Not Like the Movies (Waiting for Tom Hanks #2) by Kerry Winfrey
Publication Date: July 7th, 2020
Publisher: Berkley Jove
Genre: Contemporary Romance, Chick-Lit
Chloe Sanderson is an optimist, and not because her life is easy. As the sole caregiver for her father, who has early onset Alzheimer's, she's pretty much responsible for everything. She has no time—or interest—in getting swept up in some dazzling romance. Not like her best friend Annie, who literally wrote a rom-com that's about to premiere in theaters across America...and happens to be inspired by Chloe and Nick Velez, Chloe's cute but no-nonsense boss.
As the buzz for the movie grows, Chloe reads one too many listicles about why Nick is the perfect man, and now she can't see him as anything but Reason #2: The Scruffy-Bearded Hunk Who's Always There When You Need Him. But unlike the romance Annie has written for them, Chloe isn't so sure her own story will end in a Happily Ever After.
Real-world problems in a chick-lit book? Yes please!
It isn’t often that I grab a seemingly light and fluffy read that actually has a lot of underlying real-world problems. Most of the time I suspend disbelief and just take the journey with the characters but Not Like the Movies makes you live in it.

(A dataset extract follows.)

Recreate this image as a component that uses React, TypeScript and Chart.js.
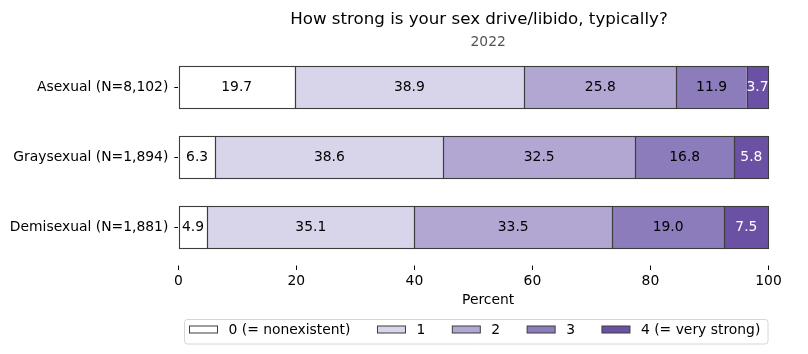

We have a fairly flawed main character in Chloe and I don’t want to make that out to be a bad thing. It’s a great thing! It makes her more real. She has commitment issues, doesn’t realize that she uses people, has family drama surrounding her mother leaving, her father dealing with Alzheimer’s, her brother being kind of a deadbeat… but through it all, she still tries to be a ray of sunshine for others when she can. Chloe has layers and it’s wonderful to see. At times she can read as a bit annoying to me though and I kind of want to hit her upside the head but that’s way better than having a Mary Sue.
I also need to talk a bit about our love interest, Nick. And, can I just say, Nick is a saint! The way he puts up with Chloe and is always there for her just proves how much he cares. The times when I appreciated his character the most is when he gives her doses of tough love and kind of puts her in her place. While Chloe has had to grow up relatively quickly in her childhood, she still doesn’t fully act like an adult and I think Nick is the perfect balance to get her on track.
The underlying romance vibe that Annie observed in Waiting for Tom Hanks is well-established in Not Like the Movies which is a great tie-in for both stories. Not to mention further development of the town and it’s people further roots us in their lives and continues to paint the overall picture. We also still get interactions with Annie in a very natural way where she doesn’t feel like she is forced into the story and all of these make sense while still building out more of Chloe’s life away from Annie. We also get to see the darker sides of Chloe’s life in juxtaposition to the brightness she tries to put off. Her interactions with her dad in particular carried some great emotional weight.
Not Like the Movies was a quick read that allowed me back into the lives of these characters in an interesting setting with lots of movement and development. A downside I had however was the ending felt rushed and unexplained. I know we don’t have to know everything about these characters but Chloe announces a character trait so off-the-cuff and presumptuous at the end that I feel like it should have been explored as part of the actual plot. But if you’re interested in Chloe and Nick’s story, it is worth the read for sure.